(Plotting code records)
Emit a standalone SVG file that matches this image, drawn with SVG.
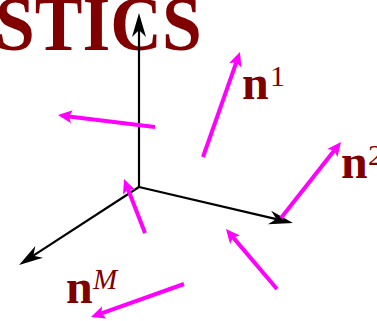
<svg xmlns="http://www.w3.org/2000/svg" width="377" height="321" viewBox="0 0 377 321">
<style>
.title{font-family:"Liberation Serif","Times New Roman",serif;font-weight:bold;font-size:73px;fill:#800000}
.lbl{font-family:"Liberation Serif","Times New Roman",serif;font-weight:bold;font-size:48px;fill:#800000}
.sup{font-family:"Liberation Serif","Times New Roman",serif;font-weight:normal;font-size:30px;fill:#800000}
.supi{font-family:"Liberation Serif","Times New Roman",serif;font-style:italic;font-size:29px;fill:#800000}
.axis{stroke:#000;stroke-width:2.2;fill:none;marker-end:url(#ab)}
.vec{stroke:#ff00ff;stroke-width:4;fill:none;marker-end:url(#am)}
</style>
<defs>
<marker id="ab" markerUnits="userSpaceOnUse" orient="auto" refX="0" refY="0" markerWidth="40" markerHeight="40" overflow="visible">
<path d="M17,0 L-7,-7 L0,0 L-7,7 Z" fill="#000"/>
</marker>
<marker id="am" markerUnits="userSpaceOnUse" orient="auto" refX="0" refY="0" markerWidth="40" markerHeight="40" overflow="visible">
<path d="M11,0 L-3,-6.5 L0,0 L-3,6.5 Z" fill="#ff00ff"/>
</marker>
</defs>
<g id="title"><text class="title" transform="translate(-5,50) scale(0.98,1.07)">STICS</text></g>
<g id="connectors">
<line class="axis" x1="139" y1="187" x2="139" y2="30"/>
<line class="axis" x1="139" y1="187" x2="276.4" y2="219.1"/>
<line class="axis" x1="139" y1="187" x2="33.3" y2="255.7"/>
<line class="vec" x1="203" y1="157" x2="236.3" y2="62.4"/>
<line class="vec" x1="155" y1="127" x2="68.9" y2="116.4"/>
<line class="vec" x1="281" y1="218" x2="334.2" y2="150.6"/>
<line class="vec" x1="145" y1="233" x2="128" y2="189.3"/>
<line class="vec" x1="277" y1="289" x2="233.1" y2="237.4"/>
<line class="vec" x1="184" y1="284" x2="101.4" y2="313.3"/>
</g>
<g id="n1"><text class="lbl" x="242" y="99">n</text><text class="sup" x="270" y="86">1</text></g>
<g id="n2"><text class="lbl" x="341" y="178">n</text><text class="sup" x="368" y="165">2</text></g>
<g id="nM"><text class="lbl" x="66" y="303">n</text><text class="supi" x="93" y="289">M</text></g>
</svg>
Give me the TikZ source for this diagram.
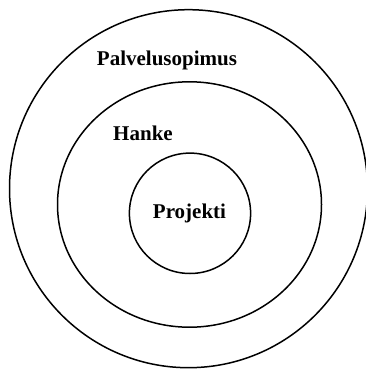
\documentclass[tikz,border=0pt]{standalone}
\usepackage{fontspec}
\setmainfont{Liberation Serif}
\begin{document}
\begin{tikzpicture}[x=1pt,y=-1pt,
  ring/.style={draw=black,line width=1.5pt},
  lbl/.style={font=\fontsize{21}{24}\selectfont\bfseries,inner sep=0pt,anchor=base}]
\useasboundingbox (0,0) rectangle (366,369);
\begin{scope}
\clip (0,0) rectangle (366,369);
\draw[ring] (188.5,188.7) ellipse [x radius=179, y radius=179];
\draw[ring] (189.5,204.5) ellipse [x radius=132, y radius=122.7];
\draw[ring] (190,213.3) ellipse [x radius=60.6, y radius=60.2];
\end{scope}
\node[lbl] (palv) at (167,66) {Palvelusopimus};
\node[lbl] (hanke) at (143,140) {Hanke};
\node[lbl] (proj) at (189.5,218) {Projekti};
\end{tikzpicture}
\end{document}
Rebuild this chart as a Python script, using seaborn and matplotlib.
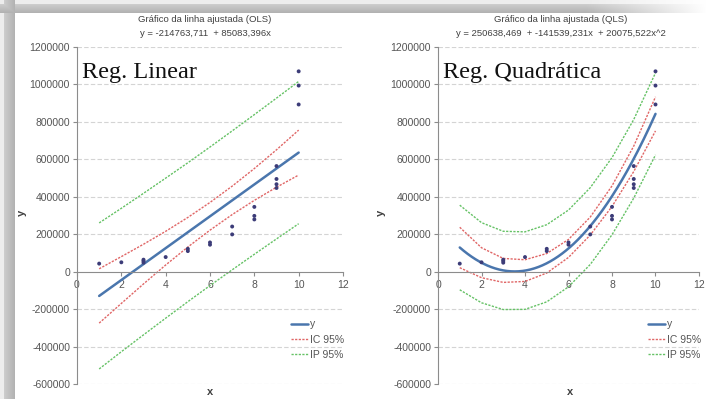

> YOUR INSTRUCTIONS:
Reproduce all the entries that precede this task, word for word, minus any pictures.

> RESULT FOR THIS TASK:
Emit a standalone SVG file that matches this image, drawn with SVG.
<svg xmlns="http://www.w3.org/2000/svg" width="377" height="321" viewBox="0 0 377 321">
<style>
.title{font-family:"Liberation Serif","Times New Roman",serif;font-weight:bold;font-size:73px;fill:#800000}
.lbl{font-family:"Liberation Serif","Times New Roman",serif;font-weight:bold;font-size:48px;fill:#800000}
.sup{font-family:"Liberation Serif","Times New Roman",serif;font-weight:normal;font-size:30px;fill:#800000}
.supi{font-family:"Liberation Serif","Times New Roman",serif;font-style:italic;font-size:29px;fill:#800000}
.axis{stroke:#000;stroke-width:2.2;fill:none;marker-end:url(#ab)}
.vec{stroke:#ff00ff;stroke-width:4;fill:none;marker-end:url(#am)}
</style>
<defs>
<marker id="ab" markerUnits="userSpaceOnUse" orient="auto" refX="0" refY="0" markerWidth="40" markerHeight="40" overflow="visible">
<path d="M17,0 L-7,-7 L0,0 L-7,7 Z" fill="#000"/>
</marker>
<marker id="am" markerUnits="userSpaceOnUse" orient="auto" refX="0" refY="0" markerWidth="40" markerHeight="40" overflow="visible">
<path d="M11,0 L-3,-6.5 L0,0 L-3,6.5 Z" fill="#ff00ff"/>
</marker>
</defs>
<g id="title"><text class="title" transform="translate(-5,50) scale(0.98,1.07)">STICS</text></g>
<g id="connectors">
<line class="axis" x1="139" y1="187" x2="139" y2="30"/>
<line class="axis" x1="139" y1="187" x2="276.4" y2="219.1"/>
<line class="axis" x1="139" y1="187" x2="33.3" y2="255.7"/>
<line class="vec" x1="203" y1="157" x2="236.3" y2="62.4"/>
<line class="vec" x1="155" y1="127" x2="68.9" y2="116.4"/>
<line class="vec" x1="281" y1="218" x2="334.2" y2="150.6"/>
<line class="vec" x1="145" y1="233" x2="128" y2="189.3"/>
<line class="vec" x1="277" y1="289" x2="233.1" y2="237.4"/>
<line class="vec" x1="184" y1="284" x2="101.4" y2="313.3"/>
</g>
<g id="n1"><text class="lbl" x="242" y="99">n</text><text class="sup" x="270" y="86">1</text></g>
<g id="n2"><text class="lbl" x="341" y="178">n</text><text class="sup" x="368" y="165">2</text></g>
<g id="nM"><text class="lbl" x="66" y="303">n</text><text class="supi" x="93" y="289">M</text></g>
</svg>
Give me the TikZ source for this diagram.
\documentclass[tikz,border=0pt]{standalone}
\usepackage{fontspec}
\setmainfont{Liberation Serif}
\begin{document}
\begin{tikzpicture}[x=1pt,y=-1pt,
  ring/.style={draw=black,line width=1.5pt},
  lbl/.style={font=\fontsize{21}{24}\selectfont\bfseries,inner sep=0pt,anchor=base}]
\useasboundingbox (0,0) rectangle (366,369);
\begin{scope}
\clip (0,0) rectangle (366,369);
\draw[ring] (188.5,188.7) ellipse [x radius=179, y radius=179];
\draw[ring] (189.5,204.5) ellipse [x radius=132, y radius=122.7];
\draw[ring] (190,213.3) ellipse [x radius=60.6, y radius=60.2];
\end{scope}
\node[lbl] (palv) at (167,66) {Palvelusopimus};
\node[lbl] (hanke) at (143,140) {Hanke};
\node[lbl] (proj) at (189.5,218) {Projekti};
\end{tikzpicture}
\end{document}
Rebuild this chart as a Python script, using seaborn and matplotlib.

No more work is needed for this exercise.